--- START Data section ---

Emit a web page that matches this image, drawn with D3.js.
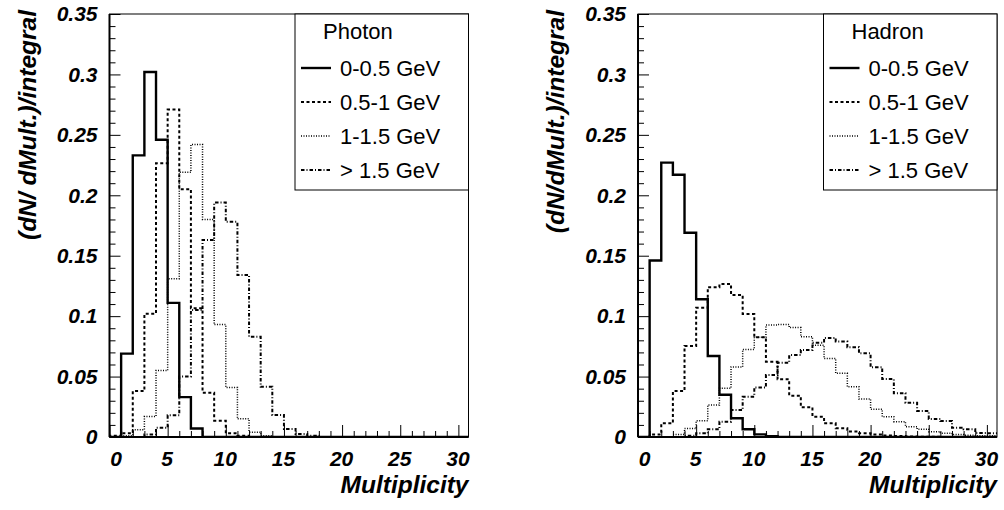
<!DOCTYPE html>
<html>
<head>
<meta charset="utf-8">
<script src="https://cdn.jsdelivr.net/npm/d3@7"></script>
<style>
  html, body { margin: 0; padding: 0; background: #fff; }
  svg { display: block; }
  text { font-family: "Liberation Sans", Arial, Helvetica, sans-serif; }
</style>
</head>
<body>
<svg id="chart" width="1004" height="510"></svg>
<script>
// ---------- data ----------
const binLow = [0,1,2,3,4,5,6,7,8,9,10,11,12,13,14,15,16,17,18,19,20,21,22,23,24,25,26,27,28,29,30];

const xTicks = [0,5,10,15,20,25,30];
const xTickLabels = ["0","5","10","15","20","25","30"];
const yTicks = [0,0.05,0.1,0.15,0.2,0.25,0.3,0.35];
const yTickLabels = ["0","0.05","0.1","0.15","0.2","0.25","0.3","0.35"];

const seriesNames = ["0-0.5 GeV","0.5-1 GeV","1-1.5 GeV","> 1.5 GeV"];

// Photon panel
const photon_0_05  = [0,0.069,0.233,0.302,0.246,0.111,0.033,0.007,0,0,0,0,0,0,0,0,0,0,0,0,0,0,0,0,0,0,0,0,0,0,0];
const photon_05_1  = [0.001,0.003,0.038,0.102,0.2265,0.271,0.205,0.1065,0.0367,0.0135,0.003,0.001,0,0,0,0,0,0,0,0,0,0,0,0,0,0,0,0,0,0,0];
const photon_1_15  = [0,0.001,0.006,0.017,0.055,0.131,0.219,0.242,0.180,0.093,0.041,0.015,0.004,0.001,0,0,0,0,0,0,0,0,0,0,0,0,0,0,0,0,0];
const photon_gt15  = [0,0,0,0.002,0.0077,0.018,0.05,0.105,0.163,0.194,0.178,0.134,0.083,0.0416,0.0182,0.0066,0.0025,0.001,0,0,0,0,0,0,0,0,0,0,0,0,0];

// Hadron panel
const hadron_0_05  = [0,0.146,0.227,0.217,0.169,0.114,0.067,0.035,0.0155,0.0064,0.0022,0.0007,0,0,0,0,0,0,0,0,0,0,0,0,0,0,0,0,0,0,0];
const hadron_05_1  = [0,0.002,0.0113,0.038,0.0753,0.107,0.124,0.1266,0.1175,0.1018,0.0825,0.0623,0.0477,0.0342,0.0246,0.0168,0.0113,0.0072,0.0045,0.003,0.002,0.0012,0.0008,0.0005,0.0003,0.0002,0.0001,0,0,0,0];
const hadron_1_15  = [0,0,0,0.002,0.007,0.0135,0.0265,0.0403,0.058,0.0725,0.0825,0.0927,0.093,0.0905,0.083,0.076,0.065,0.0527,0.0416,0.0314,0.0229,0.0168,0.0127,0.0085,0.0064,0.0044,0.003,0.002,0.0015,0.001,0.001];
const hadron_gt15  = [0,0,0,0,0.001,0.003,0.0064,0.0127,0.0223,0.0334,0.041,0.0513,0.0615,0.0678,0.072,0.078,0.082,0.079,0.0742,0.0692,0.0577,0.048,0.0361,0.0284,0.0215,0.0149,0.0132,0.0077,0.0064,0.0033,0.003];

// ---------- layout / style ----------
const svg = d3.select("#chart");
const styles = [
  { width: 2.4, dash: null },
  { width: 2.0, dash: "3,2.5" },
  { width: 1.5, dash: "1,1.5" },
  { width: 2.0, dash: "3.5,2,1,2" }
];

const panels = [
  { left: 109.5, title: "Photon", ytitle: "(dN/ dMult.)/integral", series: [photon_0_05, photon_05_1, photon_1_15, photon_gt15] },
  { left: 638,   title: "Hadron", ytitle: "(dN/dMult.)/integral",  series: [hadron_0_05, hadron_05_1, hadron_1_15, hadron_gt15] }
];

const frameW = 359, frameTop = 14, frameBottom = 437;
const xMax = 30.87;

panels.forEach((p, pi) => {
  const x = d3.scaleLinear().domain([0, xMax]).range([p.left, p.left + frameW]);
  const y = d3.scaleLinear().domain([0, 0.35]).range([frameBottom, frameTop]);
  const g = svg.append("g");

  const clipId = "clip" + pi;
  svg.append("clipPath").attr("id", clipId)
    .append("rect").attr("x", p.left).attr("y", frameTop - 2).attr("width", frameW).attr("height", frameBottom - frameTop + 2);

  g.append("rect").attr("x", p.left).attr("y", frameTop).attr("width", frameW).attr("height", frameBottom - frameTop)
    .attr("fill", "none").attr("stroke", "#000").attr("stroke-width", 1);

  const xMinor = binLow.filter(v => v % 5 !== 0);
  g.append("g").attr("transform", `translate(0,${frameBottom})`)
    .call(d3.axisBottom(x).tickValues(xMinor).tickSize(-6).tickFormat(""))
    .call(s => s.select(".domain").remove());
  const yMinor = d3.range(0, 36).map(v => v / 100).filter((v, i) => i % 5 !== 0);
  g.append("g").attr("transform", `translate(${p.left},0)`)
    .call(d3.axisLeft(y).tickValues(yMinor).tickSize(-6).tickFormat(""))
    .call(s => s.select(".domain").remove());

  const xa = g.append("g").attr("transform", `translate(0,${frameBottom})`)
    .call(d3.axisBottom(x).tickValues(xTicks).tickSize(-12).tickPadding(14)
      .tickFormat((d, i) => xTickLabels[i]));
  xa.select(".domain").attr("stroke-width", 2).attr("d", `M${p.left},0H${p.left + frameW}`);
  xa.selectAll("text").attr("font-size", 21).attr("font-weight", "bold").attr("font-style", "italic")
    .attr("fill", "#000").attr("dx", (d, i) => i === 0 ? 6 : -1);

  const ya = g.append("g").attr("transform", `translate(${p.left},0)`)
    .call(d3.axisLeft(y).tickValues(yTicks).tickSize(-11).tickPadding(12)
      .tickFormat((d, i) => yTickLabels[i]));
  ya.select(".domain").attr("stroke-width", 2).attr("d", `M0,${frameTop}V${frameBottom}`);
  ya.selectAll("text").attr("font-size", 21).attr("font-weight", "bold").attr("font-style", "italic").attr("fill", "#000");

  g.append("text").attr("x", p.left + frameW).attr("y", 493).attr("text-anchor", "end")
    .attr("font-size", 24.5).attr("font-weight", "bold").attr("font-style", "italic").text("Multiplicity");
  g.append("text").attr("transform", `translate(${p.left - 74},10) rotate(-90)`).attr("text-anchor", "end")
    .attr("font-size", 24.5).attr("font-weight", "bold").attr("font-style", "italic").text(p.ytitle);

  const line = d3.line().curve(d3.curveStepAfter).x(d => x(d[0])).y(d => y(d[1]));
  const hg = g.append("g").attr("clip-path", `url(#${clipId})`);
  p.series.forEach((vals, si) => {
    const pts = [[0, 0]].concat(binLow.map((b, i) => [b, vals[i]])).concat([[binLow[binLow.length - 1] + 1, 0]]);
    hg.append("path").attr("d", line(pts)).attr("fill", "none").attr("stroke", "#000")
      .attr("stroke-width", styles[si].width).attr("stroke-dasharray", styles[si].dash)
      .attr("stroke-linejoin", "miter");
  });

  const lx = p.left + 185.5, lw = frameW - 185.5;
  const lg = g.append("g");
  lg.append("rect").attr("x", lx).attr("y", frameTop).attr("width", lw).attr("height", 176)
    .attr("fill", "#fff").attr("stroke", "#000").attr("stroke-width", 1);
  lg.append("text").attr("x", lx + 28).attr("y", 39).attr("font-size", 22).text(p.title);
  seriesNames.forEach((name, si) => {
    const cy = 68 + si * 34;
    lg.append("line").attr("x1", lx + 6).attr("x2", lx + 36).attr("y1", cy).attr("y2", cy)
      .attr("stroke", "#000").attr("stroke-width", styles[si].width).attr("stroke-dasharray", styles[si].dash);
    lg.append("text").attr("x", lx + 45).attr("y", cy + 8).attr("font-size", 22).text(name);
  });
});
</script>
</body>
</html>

--- END Data section ---

**What you have to do:** Copy the listing word for word, excluding its pictures.

**The response:**
Emit a web page that matches this image, drawn with D3.js.
<!DOCTYPE html>
<html>
<head>
<meta charset="utf-8">
<script src="https://cdn.jsdelivr.net/npm/d3@7"></script>
<style>
  html, body { margin: 0; padding: 0; background: #fff; }
  svg { display: block; }
  text { font-family: "Liberation Sans", Arial, Helvetica, sans-serif; }
</style>
</head>
<body>
<svg id="chart" width="1004" height="510"></svg>
<script>
// ---------- data ----------
const binLow = [0,1,2,3,4,5,6,7,8,9,10,11,12,13,14,15,16,17,18,19,20,21,22,23,24,25,26,27,28,29,30];

const xTicks = [0,5,10,15,20,25,30];
const xTickLabels = ["0","5","10","15","20","25","30"];
const yTicks = [0,0.05,0.1,0.15,0.2,0.25,0.3,0.35];
const yTickLabels = ["0","0.05","0.1","0.15","0.2","0.25","0.3","0.35"];

const seriesNames = ["0-0.5 GeV","0.5-1 GeV","1-1.5 GeV","> 1.5 GeV"];

// Photon panel
const photon_0_05  = [0,0.069,0.233,0.302,0.246,0.111,0.033,0.007,0,0,0,0,0,0,0,0,0,0,0,0,0,0,0,0,0,0,0,0,0,0,0];
const photon_05_1  = [0.001,0.003,0.038,0.102,0.2265,0.271,0.205,0.1065,0.0367,0.0135,0.003,0.001,0,0,0,0,0,0,0,0,0,0,0,0,0,0,0,0,0,0,0];
const photon_1_15  = [0,0.001,0.006,0.017,0.055,0.131,0.219,0.242,0.180,0.093,0.041,0.015,0.004,0.001,0,0,0,0,0,0,0,0,0,0,0,0,0,0,0,0,0];
const photon_gt15  = [0,0,0,0.002,0.0077,0.018,0.05,0.105,0.163,0.194,0.178,0.134,0.083,0.0416,0.0182,0.0066,0.0025,0.001,0,0,0,0,0,0,0,0,0,0,0,0,0];

// Hadron panel
const hadron_0_05  = [0,0.146,0.227,0.217,0.169,0.114,0.067,0.035,0.0155,0.0064,0.0022,0.0007,0,0,0,0,0,0,0,0,0,0,0,0,0,0,0,0,0,0,0];
const hadron_05_1  = [0,0.002,0.0113,0.038,0.0753,0.107,0.124,0.1266,0.1175,0.1018,0.0825,0.0623,0.0477,0.0342,0.0246,0.0168,0.0113,0.0072,0.0045,0.003,0.002,0.0012,0.0008,0.0005,0.0003,0.0002,0.0001,0,0,0,0];
const hadron_1_15  = [0,0,0,0.002,0.007,0.0135,0.0265,0.0403,0.058,0.0725,0.0825,0.0927,0.093,0.0905,0.083,0.076,0.065,0.0527,0.0416,0.0314,0.0229,0.0168,0.0127,0.0085,0.0064,0.0044,0.003,0.002,0.0015,0.001,0.001];
const hadron_gt15  = [0,0,0,0,0.001,0.003,0.0064,0.0127,0.0223,0.0334,0.041,0.0513,0.0615,0.0678,0.072,0.078,0.082,0.079,0.0742,0.0692,0.0577,0.048,0.0361,0.0284,0.0215,0.0149,0.0132,0.0077,0.0064,0.0033,0.003];

// ---------- layout / style ----------
const svg = d3.select("#chart");
const styles = [
  { width: 2.4, dash: null },
  { width: 2.0, dash: "3,2.5" },
  { width: 1.5, dash: "1,1.5" },
  { width: 2.0, dash: "3.5,2,1,2" }
];

const panels = [
  { left: 109.5, title: "Photon", ytitle: "(dN/ dMult.)/integral", series: [photon_0_05, photon_05_1, photon_1_15, photon_gt15] },
  { left: 638,   title: "Hadron", ytitle: "(dN/dMult.)/integral",  series: [hadron_0_05, hadron_05_1, hadron_1_15, hadron_gt15] }
];

const frameW = 359, frameTop = 14, frameBottom = 437;
const xMax = 30.87;

panels.forEach((p, pi) => {
  const x = d3.scaleLinear().domain([0, xMax]).range([p.left, p.left + frameW]);
  const y = d3.scaleLinear().domain([0, 0.35]).range([frameBottom, frameTop]);
  const g = svg.append("g");

  const clipId = "clip" + pi;
  svg.append("clipPath").attr("id", clipId)
    .append("rect").attr("x", p.left).attr("y", frameTop - 2).attr("width", frameW).attr("height", frameBottom - frameTop + 2);

  g.append("rect").attr("x", p.left).attr("y", frameTop).attr("width", frameW).attr("height", frameBottom - frameTop)
    .attr("fill", "none").attr("stroke", "#000").attr("stroke-width", 1);

  const xMinor = binLow.filter(v => v % 5 !== 0);
  g.append("g").attr("transform", `translate(0,${frameBottom})`)
    .call(d3.axisBottom(x).tickValues(xMinor).tickSize(-6).tickFormat(""))
    .call(s => s.select(".domain").remove());
  const yMinor = d3.range(0, 36).map(v => v / 100).filter((v, i) => i % 5 !== 0);
  g.append("g").attr("transform", `translate(${p.left},0)`)
    .call(d3.axisLeft(y).tickValues(yMinor).tickSize(-6).tickFormat(""))
    .call(s => s.select(".domain").remove());

  const xa = g.append("g").attr("transform", `translate(0,${frameBottom})`)
    .call(d3.axisBottom(x).tickValues(xTicks).tickSize(-12).tickPadding(14)
      .tickFormat((d, i) => xTickLabels[i]));
  xa.select(".domain").attr("stroke-width", 2).attr("d", `M${p.left},0H${p.left + frameW}`);
  xa.selectAll("text").attr("font-size", 21).attr("font-weight", "bold").attr("font-style", "italic")
    .attr("fill", "#000").attr("dx", (d, i) => i === 0 ? 6 : -1);

  const ya = g.append("g").attr("transform", `translate(${p.left},0)`)
    .call(d3.axisLeft(y).tickValues(yTicks).tickSize(-11).tickPadding(12)
      .tickFormat((d, i) => yTickLabels[i]));
  ya.select(".domain").attr("stroke-width", 2).attr("d", `M0,${frameTop}V${frameBottom}`);
  ya.selectAll("text").attr("font-size", 21).attr("font-weight", "bold").attr("font-style", "italic").attr("fill", "#000");

  g.append("text").attr("x", p.left + frameW).attr("y", 493).attr("text-anchor", "end")
    .attr("font-size", 24.5).attr("font-weight", "bold").attr("font-style", "italic").text("Multiplicity");
  g.append("text").attr("transform", `translate(${p.left - 74},10) rotate(-90)`).attr("text-anchor", "end")
    .attr("font-size", 24.5).attr("font-weight", "bold").attr("font-style", "italic").text(p.ytitle);

  const line = d3.line().curve(d3.curveStepAfter).x(d => x(d[0])).y(d => y(d[1]));
  const hg = g.append("g").attr("clip-path", `url(#${clipId})`);
  p.series.forEach((vals, si) => {
    const pts = [[0, 0]].concat(binLow.map((b, i) => [b, vals[i]])).concat([[binLow[binLow.length - 1] + 1, 0]]);
    hg.append("path").attr("d", line(pts)).attr("fill", "none").attr("stroke", "#000")
      .attr("stroke-width", styles[si].width).attr("stroke-dasharray", styles[si].dash)
      .attr("stroke-linejoin", "miter");
  });

  const lx = p.left + 185.5, lw = frameW - 185.5;
  const lg = g.append("g");
  lg.append("rect").attr("x", lx).attr("y", frameTop).attr("width", lw).attr("height", 176)
    .attr("fill", "#fff").attr("stroke", "#000").attr("stroke-width", 1);
  lg.append("text").attr("x", lx + 28).attr("y", 39).attr("font-size", 22).text(p.title);
  seriesNames.forEach((name, si) => {
    const cy = 68 + si * 34;
    lg.append("line").attr("x1", lx + 6).attr("x2", lx + 36).attr("y1", cy).attr("y2", cy)
      .attr("stroke", "#000").attr("stroke-width", styles[si].width).attr("stroke-dasharray", styles[si].dash);
    lg.append("text").attr("x", lx + 45).attr("y", cy + 8).attr("font-size", 22).text(name);
  });
});
</script>
</body>
</html>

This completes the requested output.